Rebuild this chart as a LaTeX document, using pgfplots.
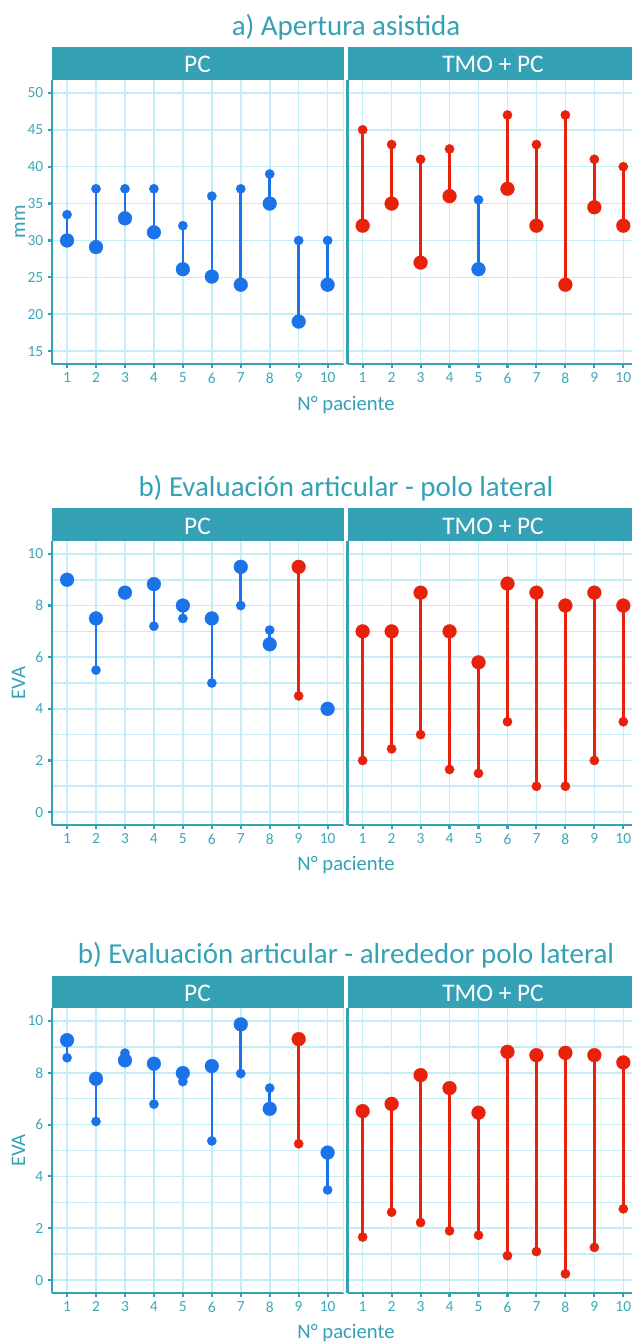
\documentclass[border=0pt]{standalone}
\usepackage{fontspec}
\setmainfont{Carlito}
\usepackage{pgfplots}
\pgfplotsset{compat=1.18}
\definecolor{teal1}{RGB}{52,161,181}
\definecolor{tickc}{RGB}{62,166,186}
\definecolor{gridc}{RGB}{196,238,245}
\definecolor{cblue}{RGB}{26,115,232}
\definecolor{cred}{RGB}{232,34,10}
\pgfplotsset{
 panel/.style={
   scale only axis,
   xmin=0.48,
   axis x line*=bottom, axis y line*=left,
   axis line style={teal1, line width=1.8pt, -},
   xtick={1,...,10},
   xmajorgrids, ymajorgrids,
   major grid style={gridc, line width=1.2pt},
   minor grid style={gridc, line width=1.2pt},
   tick style={teal1, line width=1.6pt},
   major tick length=3pt, minor tick length=0pt,
   tick align=outside,
   ticklabel style={font=\fontsize{11.6}{12}\selectfont, text=tickc},
   /pgf/number format/assume math mode=true,
   unbounded coords=jump,
 },
 leftp/.style={panel, at={(39pt,#1)}, anchor=north west, width=219pt, xmax=10.566},
 rightp/.style={panel, at={(260.7pt,#1)}, anchor=north west, width=213.3pt, xmax=10.30,
   yticklabels={}, ytick style={draw=none}},
 row1/.style={height=213pt, ymin=13.25, ymax=51.75, ytick={15,20,...,50}},
 row23/.style={height=#1, ymin=-0.5, ymax=10.5, ytick={0,2,...,10},
   minor ytick={1,3,...,9}, yminorgrids},
 seg/.style={line width=1.9pt, no markers, color=#1},
 sm/.style={only marks, mark=*, mark size=3.5pt, color=#1, mark options={fill=#1, draw=#1, line width=0.2pt}},
 bg/.style={only marks, mark=*, mark size=5.2pt, color=#1, mark options={fill=#1, draw=#1, line width=0.2pt}},
}
\newcommand{\rborder}{\draw[gridc, line width=1.2pt] (rel axis cs:1,0) -- (rel axis cs:1,1);}
\begin{document}
\begin{tikzpicture}
\useasboundingbox (0,0) rectangle (474pt,-1006.5pt);

% ---------------- Row 1 ----------------
\begin{axis}[leftp=-60pt, row1]
\rborder
\addplot[seg=cblue] coordinates {(1,33.5)(1,30)(1,nan)(2,37)(2,29.1)(2,nan)(3,37)(3,33)(3,nan)(4,37)(4,31.1)(4,nan)(5,32)(5,26.1)(5,nan)(6,36)(6,25.1)(6,nan)(7,37)(7,24)(7,nan)(8,39)(8,35)(8,nan)(9,30)(9,19)(9,nan)(10,30)(10,24)};
\addplot[sm=cblue] coordinates {(1,33.5)(2,37)(3,37)(4,37)(5,32)(6,36)(7,37)(8,39)(9,30)(10,30)};
\addplot[bg=cblue] coordinates {(1,30)(2,29.1)(3,33)(4,31.1)(5,26.1)(6,25.1)(7,24)(8,35)(9,19)(10,24)};
\end{axis}
\begin{axis}[rightp=-60pt, row1]
\addplot[seg=cred] coordinates {(1,45)(1,32)(1,nan)(2,43)(2,35)(2,nan)(3,41)(3,27)(3,nan)(4,42.4)(4,36)(4,nan)(6,47)(6,37)(6,nan)(7,43)(7,32)(7,nan)(8,47)(8,24)(8,nan)(9,41)(9,34.5)(9,nan)(10,40)(10,32)};
\addplot[seg=cblue] coordinates {(5,35.5)(5,26.1)};
\addplot[sm=cred] coordinates {(1,45)(2,43)(3,41)(4,42.4)(6,47)(7,43)(8,47)(9,41)(10,40)};
\addplot[sm=cblue] coordinates {(5,35.5)};
\addplot[bg=cred] coordinates {(1,32)(2,35)(3,27)(4,36)(6,37)(7,32)(8,24)(9,34.5)(10,32)};
\addplot[bg=cblue] coordinates {(5,26.1)};
\end{axis}

% ---------------- Row 2 ----------------
\begin{axis}[leftp=-405.75pt, row23=213pt]
\rborder
\addplot[seg=cblue] coordinates {(2,5.5)(2,7.5)(2,nan)(4,7.2)(4,8.83)(4,nan)(5,7.5)(5,8)(5,nan)(6,5)(6,7.5)(6,nan)(7,8)(7,9.5)(7,nan)(8,7.05)(8,6.5)};
\addplot[seg=cred] coordinates {(9,4.5)(9,9.5)};
\addplot[sm=cblue] coordinates {(1,9)(2,5.5)(3,8.5)(4,7.2)(5,7.5)(6,5)(7,8)(8,7.05)(10,4)};
\addplot[sm=cred] coordinates {(9,4.5)};
\addplot[bg=cblue] coordinates {(1,9)(2,7.5)(3,8.5)(4,8.83)(5,8)(6,7.5)(7,9.5)(8,6.5)(10,4)};
\addplot[bg=cred] coordinates {(9,9.5)};
\end{axis}
\begin{axis}[rightp=-405.75pt, row23=213pt]
\addplot[seg=cred] coordinates {(1,2)(1,7)(1,nan)(2,2.45)(2,7)(2,nan)(3,3)(3,8.5)(3,nan)(4,1.65)(4,7)(4,nan)(5,1.5)(5,5.8)(5,nan)(6,3.5)(6,8.85)(6,nan)(7,1)(7,8.5)(7,nan)(8,1)(8,8)(8,nan)(9,2)(9,8.5)(9,nan)(10,3.5)(10,8)};
\addplot[sm=cred] coordinates {(1,2)(2,2.45)(3,3)(4,1.65)(5,1.5)(6,3.5)(7,1)(8,1)(9,2)(10,3.5)};
\addplot[bg=cred] coordinates {(1,7)(2,7)(3,8.5)(4,7)(5,5.8)(6,8.85)(7,8.5)(8,8)(9,8.5)(10,8)};
\end{axis}

% ---------------- Row 3 ----------------
\begin{axis}[leftp=-756pt, row23=213.75pt]
\rborder
\addplot[seg=cblue] coordinates {(1,8.58)(1,9.26)(1,nan)(2,6.12)(2,7.77)(2,nan)(3,8.76)(3,8.48)(3,nan)(4,6.79)(4,8.35)(4,nan)(5,7.66)(5,7.99)(5,nan)(6,5.37)(6,8.26)(6,nan)(7,7.97)(7,9.87)(7,nan)(8,7.41)(8,6.61)(8,nan)(10,3.48)(10,4.92)};
\addplot[seg=cred] coordinates {(9,5.26)(9,9.30)};
\addplot[sm=cblue] coordinates {(1,8.58)(2,6.12)(3,8.76)(4,6.79)(5,7.66)(6,5.37)(7,7.97)(8,7.41)(10,3.48)};
\addplot[sm=cred] coordinates {(9,5.26)};
\addplot[bg=cblue] coordinates {(1,9.26)(2,7.77)(3,8.48)(4,8.35)(5,7.99)(6,8.26)(7,9.87)(8,6.61)(10,4.92)};
\addplot[bg=cred] coordinates {(9,9.30)};
\end{axis}
\begin{axis}[rightp=-756pt, row23=213.75pt]
\addplot[seg=cred] coordinates {(1,1.66)(1,6.52)(1,nan)(2,2.62)(2,6.80)(2,nan)(3,2.22)(3,7.91)(3,nan)(4,1.90)(4,7.41)(4,nan)(5,1.73)(5,6.46)(5,nan)(6,0.94)(6,8.81)(6,nan)(7,1.10)(7,8.68)(7,nan)(8,0.24)(8,8.77)(8,nan)(9,1.26)(9,8.68)(9,nan)(10,2.75)(10,8.40)};
\addplot[sm=cred] coordinates {(1,1.66)(2,2.62)(3,2.22)(4,1.90)(5,1.73)(6,0.94)(7,1.10)(8,0.24)(9,1.26)(10,2.75)};
\addplot[bg=cred] coordinates {(1,6.52)(2,6.80)(3,7.91)(4,7.41)(5,6.46)(6,8.81)(7,8.68)(8,8.77)(9,8.68)(10,8.40)};
\end{axis}

% ---------------- strips, titles, labels ----------------
\foreach \yt/\yb in {-35/-60, -381/-405.75, -731.8/-756} {
  \fill[teal1] (39pt,\yt pt) rectangle (258pt,\yb pt);
  \fill[teal1] (260.7pt,\yt pt) rectangle (474pt,\yb pt);
}
\foreach \yb in {-54.5, -400.5, -751.3} {
  \node[anchor=base, text=white, font=\fontsize{19}{22}\selectfont, inner sep=0pt] at (148.1pt,\yb pt) {PC};
  \node[anchor=base, text=white, font=\fontsize{19}{22}\selectfont, inner sep=0pt] at (369.75pt,\yb pt) {TMO + PC};
}
\node[anchor=base, text=teal1, font=\fontsize{21.7}{25}\selectfont, inner sep=0pt] at (259.5pt,-26.25pt) {a) Apertura asistida};
\node[anchor=base, text=teal1, font=\fontsize{21.7}{25}\selectfont, inner sep=0pt] at (259.5pt,-372.5pt) {b) Evaluación articular - polo lateral};
\node[anchor=base, text=teal1, font=\fontsize{21.7}{25}\selectfont, inner sep=0pt] at (259.5pt,-722.5pt) {b) Evaluación articular - alrededor polo lateral};
\foreach \yb in {-307.5, -652.5, -1003.5} {
  \node[anchor=base, text=teal1, font=\fontsize{15.5}{18}\selectfont, inner sep=0pt] at (259.5pt,\yb pt) {N° paciente};
}
\node[anchor=base, rotate=90, text=teal1, font=\fontsize{15.5}{18}\selectfont, inner sep=0pt] at (18.75pt,-166.5pt) {mm};
\node[anchor=base, rotate=90, text=teal1, font=\fontsize{15.5}{18}\selectfont, inner sep=0pt] at (18.75pt,-512.25pt) {EVA};
\node[anchor=base, rotate=90, text=teal1, font=\fontsize{15.5}{18}\selectfont, inner sep=0pt] at (18.75pt,-862.9pt) {EVA};
\end{tikzpicture}
\end{document}
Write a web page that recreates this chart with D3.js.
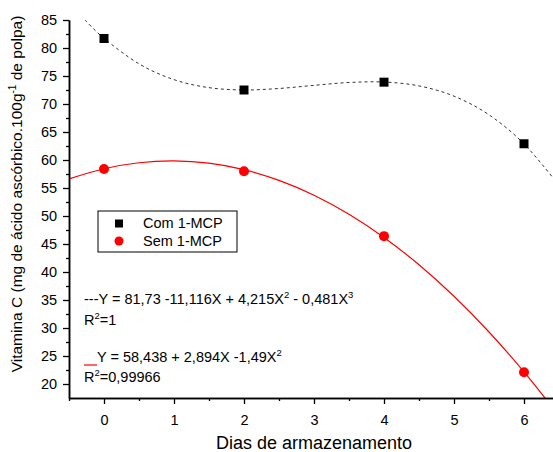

EXERCISE PROMPT: Reproduce exactly the run of lines that opens the listing and closes with the line holding "(0,0) rectangle (474pt,-1006.5pt);". Pictures are excluded.

TASK ANSWER:
Rebuild this chart as a LaTeX document, using pgfplots.
\documentclass[border=0pt]{standalone}
\usepackage{fontspec}
\setmainfont{Carlito}
\usepackage{pgfplots}
\pgfplotsset{compat=1.18}
\definecolor{teal1}{RGB}{52,161,181}
\definecolor{tickc}{RGB}{62,166,186}
\definecolor{gridc}{RGB}{196,238,245}
\definecolor{cblue}{RGB}{26,115,232}
\definecolor{cred}{RGB}{232,34,10}
\pgfplotsset{
 panel/.style={
   scale only axis,
   xmin=0.48,
   axis x line*=bottom, axis y line*=left,
   axis line style={teal1, line width=1.8pt, -},
   xtick={1,...,10},
   xmajorgrids, ymajorgrids,
   major grid style={gridc, line width=1.2pt},
   minor grid style={gridc, line width=1.2pt},
   tick style={teal1, line width=1.6pt},
   major tick length=3pt, minor tick length=0pt,
   tick align=outside,
   ticklabel style={font=\fontsize{11.6}{12}\selectfont, text=tickc},
   /pgf/number format/assume math mode=true,
   unbounded coords=jump,
 },
 leftp/.style={panel, at={(39pt,#1)}, anchor=north west, width=219pt, xmax=10.566},
 rightp/.style={panel, at={(260.7pt,#1)}, anchor=north west, width=213.3pt, xmax=10.30,
   yticklabels={}, ytick style={draw=none}},
 row1/.style={height=213pt, ymin=13.25, ymax=51.75, ytick={15,20,...,50}},
 row23/.style={height=#1, ymin=-0.5, ymax=10.5, ytick={0,2,...,10},
   minor ytick={1,3,...,9}, yminorgrids},
 seg/.style={line width=1.9pt, no markers, color=#1},
 sm/.style={only marks, mark=*, mark size=3.5pt, color=#1, mark options={fill=#1, draw=#1, line width=0.2pt}},
 bg/.style={only marks, mark=*, mark size=5.2pt, color=#1, mark options={fill=#1, draw=#1, line width=0.2pt}},
}
\newcommand{\rborder}{\draw[gridc, line width=1.2pt] (rel axis cs:1,0) -- (rel axis cs:1,1);}
\begin{document}
\begin{tikzpicture}
\useasboundingbox (0,0) rectangle (474pt,-1006.5pt);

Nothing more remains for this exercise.